Anicius Bassus wrote Monica’s funerary epitaph, which survived in ancient manuscripts.[6] The actual stone on which it was written was rediscovered in the summer of 1945 in the church of Santa Aurea. The fragment was discovered after two boys were digging a hole to plant a football post in the courtyard beside Santa Aurea.[7]
A translation from the Latin, by Douglas Boin, reads as:
Here the most virtuous mother of a young man set her ashes, a second light to your merits, Augustine. As a priest, serving the heavenly laws of peace, you taught [or, you teach] the people entrusted to you with your character. A glory greater than the praise of your accomplishments crowns you both – Mother of the Virtues, more fortunate because of her offspring.[6]
About the 13th century, however, the cult of St. Monica began to spread and a feast in her honour was kept on 4 May. In 1430 Pope Martin V ordered the relics to be brought to Rome. Many miracles occurred on the way, and the cultus of St. Monica was definitely established. Later the Archbishop of Rouen, Cardinal d’Estouteville, built a church at Rome in honour of St. Augustine, the Basilica di Sant’Agostino, and deposited the relics of St. Monica in a chapel to the left of the high altar. The Office of St. Monica, however, does not seem to have found a place in the Roman Breviary before the 16th century.
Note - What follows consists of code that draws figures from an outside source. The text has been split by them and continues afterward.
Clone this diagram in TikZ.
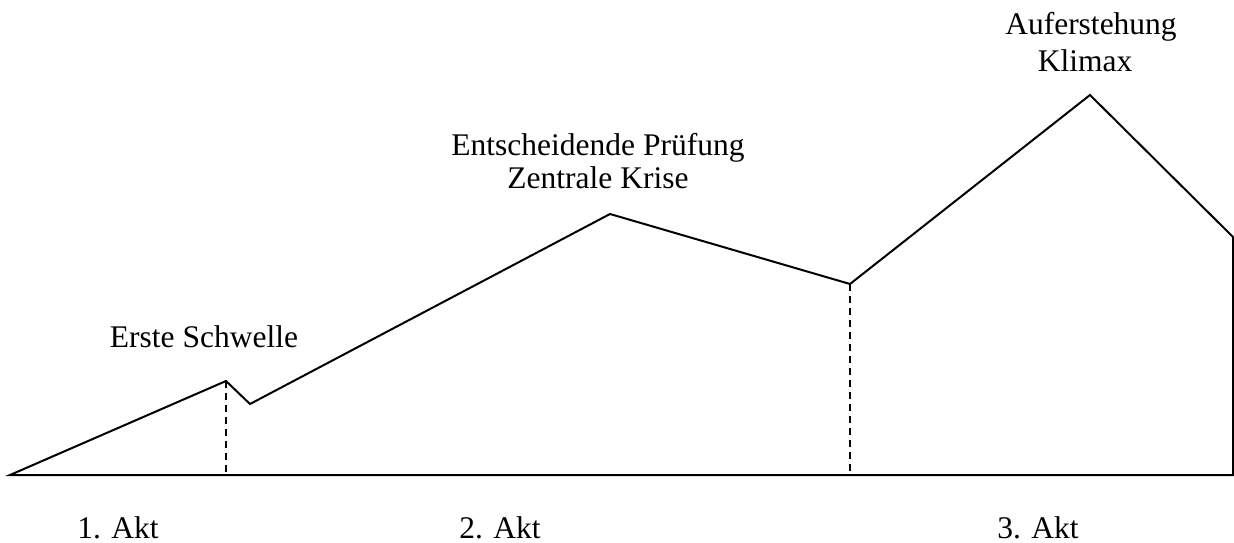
\documentclass[tikz,border=0pt]{standalone}
\usepackage{fontspec}
\setmainfont{Liberation Serif}

\begin{document}
\begin{tikzpicture}[x=1pt, y=-1pt,
        curve/.style={line width=2pt, line join=miter},
        actline/.style={line width=1.8pt, dash pattern=on 7pt off 5pt},
        label/.style={anchor=base, inner sep=0pt, font=\fontsize{31.5}{36}\selectfont}
        ]
        \useasboundingbox (0,0) rectangle (1234,543);
        % points of the curve
        \coordinate (start) at (10,475);
        \coordinate (threshold) at (226,381);
        \coordinate (dip) at (250,404);
        \coordinate (ordeal) at (610,214);
        \coordinate (crisis) at (850,284);
        \coordinate (climax) at (1090,95);
        \coordinate (finish) at (1233,237);
        \coordinate (end) at (1233,475);
        \coordinate (threshold base) at (226,475);
        \coordinate (crisis base) at (850,475);
        \draw [curve] (start) -- (threshold) -- (dip) -- (ordeal) -- (crisis)
          -- (climax) -- (finish) -- (end) -- cycle;
        \draw [actline] (threshold) -- (threshold base);
        \draw [actline] (crisis) -- (crisis base);
        % labels
        \node [label, name=lthreshold] at (204,347) {Erste Schwelle};
        \node [label, name=lordeal] at (598,155) {Entscheidende Prüfung};
        \node [label, name=lcrisis] at (598,188) {Zentrale Krise};
        \node [label, name=lresurrection] at (1091,35) {Auferstehung};
        \node [label, name=lclimax] at (1085,71) {Klimax};
        \node [label, name=act1] at (118,538) {1. Akt};
        \node [label, name=act2] at (500,538) {2. Akt};
        \node [label, name=act3] at (1038,538) {3. Akt};
\end{tikzpicture}
\end{document}
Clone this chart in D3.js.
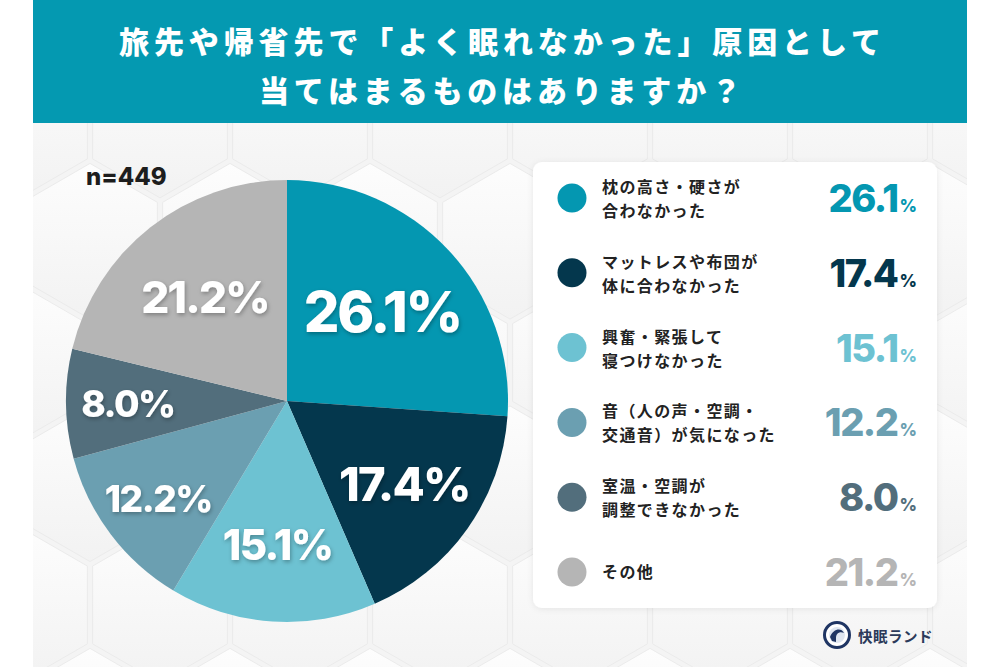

The city of Santa Monica, California, is named after Monica. A legend states that in the 18th century Father Juan Crespí named a local dripping spring Las Lagrimas de Santa Monica (“Saint Monica’s Tears”) (today known as the Serra Springs) that was reminiscent of the tears that Saint Monica shed over her son’s early impiety.[8] As recorded in his diary, however, Crespí actually named the place San Gregorio.[8] What is known for certain is that by the 1820s, the name Santa Monica was in use and its first official mention occurred in 1827 in the form of a grazing permit.[8] There is a statue of this saint in Santa Monica’s Palisades Park by sculptor Eugene Morahan; it was completed in 1934.[9]
(SOURCE: Wikipedia)
St. Monica’s Feast Day is August 27th.